Farmer’s Folly: The Sequel

The post below is part of an exchange with Roger Farmer with origins which predate the start of this blog. The ultimate question is should (or even can) the government control asset markets for purposes of managing the rate of inflation. I believe Farmer’s call for such interventions is misguided.

More specifically, Farmer declares that the fall in the stock market in 2008 “caused” the Great Recession. What he seems to mean is that current movements in stock prices can be shown to help predict future movements in unemployment. Unfortunately, there is evidence that the relationship has broken down in recent years. Indeed, Farmer dismisses my concern that his initial model produces poor forecasts by making this very point. Furthermore, it is difficult to distinguish between stock prices as forward-looking, as opposed to forward-causing. Thus, even if the actual association today may be discerned, it is not clear that if, say, the Federal Reserve bought up stocks to keep prices high that such action would actually lead to much reduction in unemployment.
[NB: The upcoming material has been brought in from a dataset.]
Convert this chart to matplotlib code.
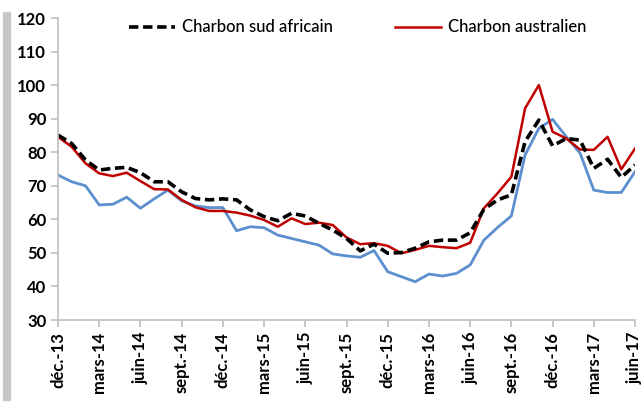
import matplotlib
matplotlib.use("Agg")
import matplotlib.pyplot as plt
from matplotlib.patches import Rectangle

# monthly prices, déc.-13 -> juin-17
mois = ["déc.-13", "janv.-14", "févr.-14", "mars-14", "avr.-14", "mai-14", "juin-14",
        "juil.-14", "août-14", "sept.-14", "oct.-14", "nov.-14", "déc.-14",
        "janv.-15", "févr.-15", "mars-15", "avr.-15", "mai-15", "juin-15",
        "juil.-15", "août-15", "sept.-15", "oct.-15", "nov.-15", "déc.-15",
        "janv.-16", "févr.-16", "mars-16", "avr.-16", "mai-16", "juin-16",
        "juil.-16", "août-16", "sept.-16", "oct.-16", "nov.-16", "déc.-16",
        "janv.-17", "févr.-17", "mars-17", "avr.-17", "mai-17", "juin-17"]

sud_africain = [85.1, 82.6, 77.7, 74.7, 75.2, 75.5, 73.9, 71.2, 71.2, 68.2, 66.2,
                65.8, 66.1, 65.8, 62.8, 60.8, 59.6, 61.8, 61.0, 58.8, 56.8, 54.3,
                50.6, 52.6, 49.9, 50.1, 51.4, 53.3, 53.8, 53.8, 56.0, 63.0, 65.8,
                67.3, 83.2, 89.6, 81.9, 84.1, 83.6, 75.2, 77.9, 72.5, 76.2]

australien = [84.6, 81.6, 76.7, 73.7, 72.9, 73.9, 71.4, 69.0, 68.9, 65.8, 63.6,
              62.5, 62.5, 62.0, 61.1, 59.8, 57.8, 60.3, 58.6, 59.0, 58.3, 54.6,
              52.6, 52.9, 52.1, 49.9, 50.9, 52.1, 51.7, 51.4, 53.0, 63.3, 67.8,
              72.7, 93.1, 100.0, 86.1, 84.1, 80.8, 80.7, 84.6, 74.9, 81.1]

troisieme = [73.2, 71.2, 70.0, 64.3, 64.5, 66.6, 63.3, 66.1, 68.7, 65.5, 64.0,
             63.5, 63.5, 56.6, 57.8, 57.5, 55.3, 54.3, 53.3, 52.3, 49.7, 49.1,
             48.7, 50.7, 44.4, 42.9, 41.4, 43.7, 43.1, 43.9, 46.4, 53.8, 57.6,
             61.0, 79.2, 87.1, 89.8, 84.6, 79.7, 68.7, 68.0, 68.0, 74.2]

fig = plt.figure(figsize=(6.43, 4.12), dpi=100)
ax = fig.add_axes([0.0902, 0.2233, 0.8974, 0.733])

# grey frame shadow on the left
fig.patches.append(Rectangle((0.004, 0.03), 0.012, 0.94, transform=fig.transFigure,
                             color="#c8c8c8", zorder=0))

x = list(range(len(mois)))
ax.plot(x, troisieme, color="#5b8fcf", lw=2.0, label="_nolegend_")
ax.plot(x, australien, color="#c00000", lw=1.8, label="Charbon australien")
ax.plot(x, sud_africain, color="black", lw=2.6, dashes=(2.6, 1.3), label="Charbon sud africain")

ax.set_xlim(0, len(mois) - 1)
ax.set_ylim(30, 120)
ax.set_yticks(range(30, 121, 10))
ax.set_xticks(x[::3])
ax.set_xticklabels(mois[::3], rotation=90)

for s in ["top", "right"]:
    ax.spines[s].set_visible(False)
for s in ["left", "bottom"]:
    ax.spines[s].set_color("#bfbfbf")
    ax.spines[s].set_linewidth(1.2)
ax.tick_params(axis="both", color="#bfbfbf", length=5, width=1.2, direction="out")
for lab in ax.get_xticklabels() + ax.get_yticklabels():
    lab.set_fontfamily("Lato")
    lab.set_fontweight("bold")
    lab.set_fontsize(12)

h, l = ax.get_legend_handles_labels()
leg = ax.legend(h[::-1], l[::-1], ncol=2, frameon=False, loc="upper center",
                bbox_to_anchor=(0.519, 1.045), handlelength=2.8, handletextpad=0.4,
                columnspacing=3.7,
                prop={"family": "Lato", "size": 12, "weight": "medium"})

fig.savefig("out.png", dpi=100)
In a new working paper (PDF) UCLA’s Roger Farmer responds to last year’s investigation into his claim that declines in the stock market caused the Great Recession.(PDF) Farmer apparently failed to grasp the nature of the critique.

In his original paper, Farmer claimed to have found a stable relationship between the movements in S&P 500 and unemployment rates, and that the data “leads me to stress asset market intervention as a potential policy resolution to the problem of high and persistent unemployment.” In other words, the government should deliberately prop up the stock market as a way of boosting the economy. Farmer appealed to the apparent forecasting power of his model to support his policy preference.

In response we countered that his visual evidence of forecasting power was deceptive– playing off the serial correlation in the data to trick the naïve observer. Rather, his model was not in fact powerful, as was demonstrated by the fact that a simpler model that ignored stock prices produced superior forecasts. Our analysis showed that even if Farmer’s model was correct, movements in the stock market fail to explain– let alone cause– the Great Recession. Finally, we pointed out that the intervention necessary to prevent the recession was implausibly large to be considered serious.

Farmer now:
  • Asserts as fact certain properties of his data shown to be consistent with, but unsupported by his analysis.
  • Argues that the asserted properties require the use of a particular type of model.
  • Suggests that despite using the proper kind of model, his model was “seriously mispecified” by failing to account for a structural break.
  • Reasserts that despite this structural break the observed relationship is somehow “structurally stable.”
  • Abandons the “correct way to model” and employs pre-break data in an effort to support the uncontroversial position that stock market data may help forecast unemployment.

We agree that his model may have failed due to structural breaks. In fact, post-2008 data may be completely different in structure than data prior, and therefore any model based on previous data is liable to produce forecasts only spuriously related to the post-2008 economy. In any case, we believe this undermines both his assertion that stock prices caused the Great Recession and his proposed policy solution.